• **WRITTEN REQUEST**
Return every line below as is, leaving out the pictures.

• **SOURCE DATA**
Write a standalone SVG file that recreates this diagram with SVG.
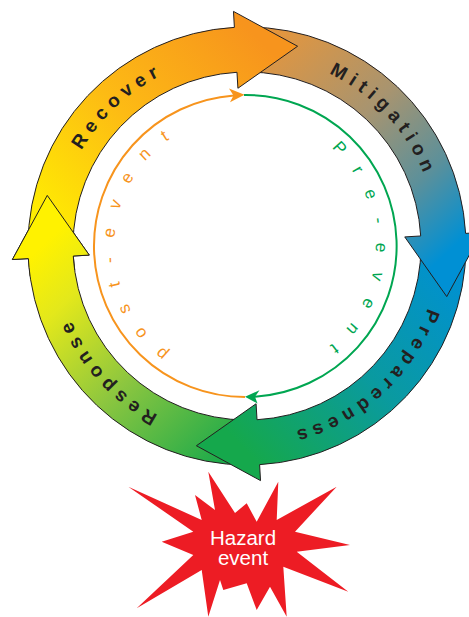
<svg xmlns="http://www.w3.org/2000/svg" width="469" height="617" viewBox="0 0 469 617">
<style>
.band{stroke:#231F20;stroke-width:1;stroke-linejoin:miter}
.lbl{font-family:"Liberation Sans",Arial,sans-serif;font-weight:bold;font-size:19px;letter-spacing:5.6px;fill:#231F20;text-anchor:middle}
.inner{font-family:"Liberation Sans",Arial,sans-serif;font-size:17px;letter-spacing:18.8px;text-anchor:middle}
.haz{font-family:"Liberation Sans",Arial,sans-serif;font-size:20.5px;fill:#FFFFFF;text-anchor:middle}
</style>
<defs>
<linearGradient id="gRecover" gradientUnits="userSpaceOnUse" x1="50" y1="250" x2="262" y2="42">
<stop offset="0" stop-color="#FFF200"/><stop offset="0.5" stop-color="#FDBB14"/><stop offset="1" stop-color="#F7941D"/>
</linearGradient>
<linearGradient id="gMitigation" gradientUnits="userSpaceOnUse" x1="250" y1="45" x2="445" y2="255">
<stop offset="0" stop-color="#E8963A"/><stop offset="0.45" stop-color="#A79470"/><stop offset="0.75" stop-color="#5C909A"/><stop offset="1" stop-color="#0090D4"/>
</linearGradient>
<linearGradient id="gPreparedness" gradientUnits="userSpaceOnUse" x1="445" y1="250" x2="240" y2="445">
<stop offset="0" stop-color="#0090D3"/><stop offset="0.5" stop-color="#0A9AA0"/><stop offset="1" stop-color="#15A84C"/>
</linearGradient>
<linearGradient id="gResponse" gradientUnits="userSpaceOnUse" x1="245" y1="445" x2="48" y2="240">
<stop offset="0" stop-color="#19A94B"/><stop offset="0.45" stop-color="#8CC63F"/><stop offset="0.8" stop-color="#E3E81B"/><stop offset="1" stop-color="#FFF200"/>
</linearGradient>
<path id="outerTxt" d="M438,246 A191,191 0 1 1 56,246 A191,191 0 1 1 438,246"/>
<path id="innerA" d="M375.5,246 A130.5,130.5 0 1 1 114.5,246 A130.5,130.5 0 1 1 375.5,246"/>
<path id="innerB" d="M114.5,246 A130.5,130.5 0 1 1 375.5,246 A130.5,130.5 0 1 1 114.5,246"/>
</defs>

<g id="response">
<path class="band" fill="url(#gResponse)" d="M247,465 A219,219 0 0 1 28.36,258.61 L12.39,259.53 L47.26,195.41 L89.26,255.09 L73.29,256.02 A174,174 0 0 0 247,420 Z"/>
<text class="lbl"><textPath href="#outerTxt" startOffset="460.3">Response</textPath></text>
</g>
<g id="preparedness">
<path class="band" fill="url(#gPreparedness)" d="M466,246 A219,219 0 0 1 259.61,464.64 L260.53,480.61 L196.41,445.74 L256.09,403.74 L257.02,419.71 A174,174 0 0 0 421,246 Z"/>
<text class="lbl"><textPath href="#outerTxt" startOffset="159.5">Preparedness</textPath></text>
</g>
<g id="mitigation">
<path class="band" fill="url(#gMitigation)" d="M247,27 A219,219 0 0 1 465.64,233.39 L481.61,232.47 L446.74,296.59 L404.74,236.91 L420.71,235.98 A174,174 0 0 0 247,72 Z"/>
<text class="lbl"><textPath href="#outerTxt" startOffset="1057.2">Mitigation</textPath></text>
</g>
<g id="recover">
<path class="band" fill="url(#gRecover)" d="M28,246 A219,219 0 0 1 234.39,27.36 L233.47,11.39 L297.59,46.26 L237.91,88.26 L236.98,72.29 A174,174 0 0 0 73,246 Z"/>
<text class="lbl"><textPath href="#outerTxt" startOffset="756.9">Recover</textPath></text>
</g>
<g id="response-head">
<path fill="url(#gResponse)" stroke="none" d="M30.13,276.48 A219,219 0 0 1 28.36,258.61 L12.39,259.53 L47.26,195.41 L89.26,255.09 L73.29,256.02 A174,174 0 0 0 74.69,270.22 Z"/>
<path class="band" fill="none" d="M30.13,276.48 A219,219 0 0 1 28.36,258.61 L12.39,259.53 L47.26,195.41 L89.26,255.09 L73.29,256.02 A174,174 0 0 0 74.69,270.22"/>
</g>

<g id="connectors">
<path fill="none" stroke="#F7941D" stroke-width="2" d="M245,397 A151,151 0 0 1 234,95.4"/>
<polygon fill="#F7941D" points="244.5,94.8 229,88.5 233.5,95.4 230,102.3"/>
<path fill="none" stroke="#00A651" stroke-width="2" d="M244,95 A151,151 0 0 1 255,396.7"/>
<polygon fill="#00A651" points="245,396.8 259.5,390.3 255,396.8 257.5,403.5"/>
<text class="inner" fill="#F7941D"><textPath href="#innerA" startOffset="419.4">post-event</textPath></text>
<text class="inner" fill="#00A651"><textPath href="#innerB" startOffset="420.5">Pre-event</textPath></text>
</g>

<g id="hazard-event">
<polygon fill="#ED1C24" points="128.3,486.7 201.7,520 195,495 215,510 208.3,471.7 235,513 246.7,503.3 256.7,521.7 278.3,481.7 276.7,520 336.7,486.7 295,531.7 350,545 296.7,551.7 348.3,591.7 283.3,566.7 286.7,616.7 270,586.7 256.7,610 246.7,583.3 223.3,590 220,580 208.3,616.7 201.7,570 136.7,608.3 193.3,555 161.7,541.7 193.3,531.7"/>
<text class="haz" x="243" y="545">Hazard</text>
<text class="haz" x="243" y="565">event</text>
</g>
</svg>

• **OUTPUT OF THE EXERCISE**
Write a standalone SVG file that recreates this diagram with SVG.
<svg xmlns="http://www.w3.org/2000/svg" width="469" height="617" viewBox="0 0 469 617">
<style>
.band{stroke:#231F20;stroke-width:1;stroke-linejoin:miter}
.lbl{font-family:"Liberation Sans",Arial,sans-serif;font-weight:bold;font-size:19px;letter-spacing:5.6px;fill:#231F20;text-anchor:middle}
.inner{font-family:"Liberation Sans",Arial,sans-serif;font-size:17px;letter-spacing:18.8px;text-anchor:middle}
.haz{font-family:"Liberation Sans",Arial,sans-serif;font-size:20.5px;fill:#FFFFFF;text-anchor:middle}
</style>
<defs>
<linearGradient id="gRecover" gradientUnits="userSpaceOnUse" x1="50" y1="250" x2="262" y2="42">
<stop offset="0" stop-color="#FFF200"/><stop offset="0.5" stop-color="#FDBB14"/><stop offset="1" stop-color="#F7941D"/>
</linearGradient>
<linearGradient id="gMitigation" gradientUnits="userSpaceOnUse" x1="250" y1="45" x2="445" y2="255">
<stop offset="0" stop-color="#E8963A"/><stop offset="0.45" stop-color="#A79470"/><stop offset="0.75" stop-color="#5C909A"/><stop offset="1" stop-color="#0090D4"/>
</linearGradient>
<linearGradient id="gPreparedness" gradientUnits="userSpaceOnUse" x1="445" y1="250" x2="240" y2="445">
<stop offset="0" stop-color="#0090D3"/><stop offset="0.5" stop-color="#0A9AA0"/><stop offset="1" stop-color="#15A84C"/>
</linearGradient>
<linearGradient id="gResponse" gradientUnits="userSpaceOnUse" x1="245" y1="445" x2="48" y2="240">
<stop offset="0" stop-color="#19A94B"/><stop offset="0.45" stop-color="#8CC63F"/><stop offset="0.8" stop-color="#E3E81B"/><stop offset="1" stop-color="#FFF200"/>
</linearGradient>
<path id="outerTxt" d="M438,246 A191,191 0 1 1 56,246 A191,191 0 1 1 438,246"/>
<path id="innerA" d="M375.5,246 A130.5,130.5 0 1 1 114.5,246 A130.5,130.5 0 1 1 375.5,246"/>
<path id="innerB" d="M114.5,246 A130.5,130.5 0 1 1 375.5,246 A130.5,130.5 0 1 1 114.5,246"/>
</defs>

<g id="response">
<path class="band" fill="url(#gResponse)" d="M247,465 A219,219 0 0 1 28.36,258.61 L12.39,259.53 L47.26,195.41 L89.26,255.09 L73.29,256.02 A174,174 0 0 0 247,420 Z"/>
<text class="lbl"><textPath href="#outerTxt" startOffset="460.3">Response</textPath></text>
</g>
<g id="preparedness">
<path class="band" fill="url(#gPreparedness)" d="M466,246 A219,219 0 0 1 259.61,464.64 L260.53,480.61 L196.41,445.74 L256.09,403.74 L257.02,419.71 A174,174 0 0 0 421,246 Z"/>
<text class="lbl"><textPath href="#outerTxt" startOffset="159.5">Preparedness</textPath></text>
</g>
<g id="mitigation">
<path class="band" fill="url(#gMitigation)" d="M247,27 A219,219 0 0 1 465.64,233.39 L481.61,232.47 L446.74,296.59 L404.74,236.91 L420.71,235.98 A174,174 0 0 0 247,72 Z"/>
<text class="lbl"><textPath href="#outerTxt" startOffset="1057.2">Mitigation</textPath></text>
</g>
<g id="recover">
<path class="band" fill="url(#gRecover)" d="M28,246 A219,219 0 0 1 234.39,27.36 L233.47,11.39 L297.59,46.26 L237.91,88.26 L236.98,72.29 A174,174 0 0 0 73,246 Z"/>
<text class="lbl"><textPath href="#outerTxt" startOffset="756.9">Recover</textPath></text>
</g>
<g id="response-head">
<path fill="url(#gResponse)" stroke="none" d="M30.13,276.48 A219,219 0 0 1 28.36,258.61 L12.39,259.53 L47.26,195.41 L89.26,255.09 L73.29,256.02 A174,174 0 0 0 74.69,270.22 Z"/>
<path class="band" fill="none" d="M30.13,276.48 A219,219 0 0 1 28.36,258.61 L12.39,259.53 L47.26,195.41 L89.26,255.09 L73.29,256.02 A174,174 0 0 0 74.69,270.22"/>
</g>

<g id="connectors">
<path fill="none" stroke="#F7941D" stroke-width="2" d="M245,397 A151,151 0 0 1 234,95.4"/>
<polygon fill="#F7941D" points="244.5,94.8 229,88.5 233.5,95.4 230,102.3"/>
<path fill="none" stroke="#00A651" stroke-width="2" d="M244,95 A151,151 0 0 1 255,396.7"/>
<polygon fill="#00A651" points="245,396.8 259.5,390.3 255,396.8 257.5,403.5"/>
<text class="inner" fill="#F7941D"><textPath href="#innerA" startOffset="419.4">post-event</textPath></text>
<text class="inner" fill="#00A651"><textPath href="#innerB" startOffset="420.5">Pre-event</textPath></text>
</g>

<g id="hazard-event">
<polygon fill="#ED1C24" points="128.3,486.7 201.7,520 195,495 215,510 208.3,471.7 235,513 246.7,503.3 256.7,521.7 278.3,481.7 276.7,520 336.7,486.7 295,531.7 350,545 296.7,551.7 348.3,591.7 283.3,566.7 286.7,616.7 270,586.7 256.7,610 246.7,583.3 223.3,590 220,580 208.3,616.7 201.7,570 136.7,608.3 193.3,555 161.7,541.7 193.3,531.7"/>
<text class="haz" x="243" y="545">Hazard</text>
<text class="haz" x="243" y="565">event</text>
</g>
</svg>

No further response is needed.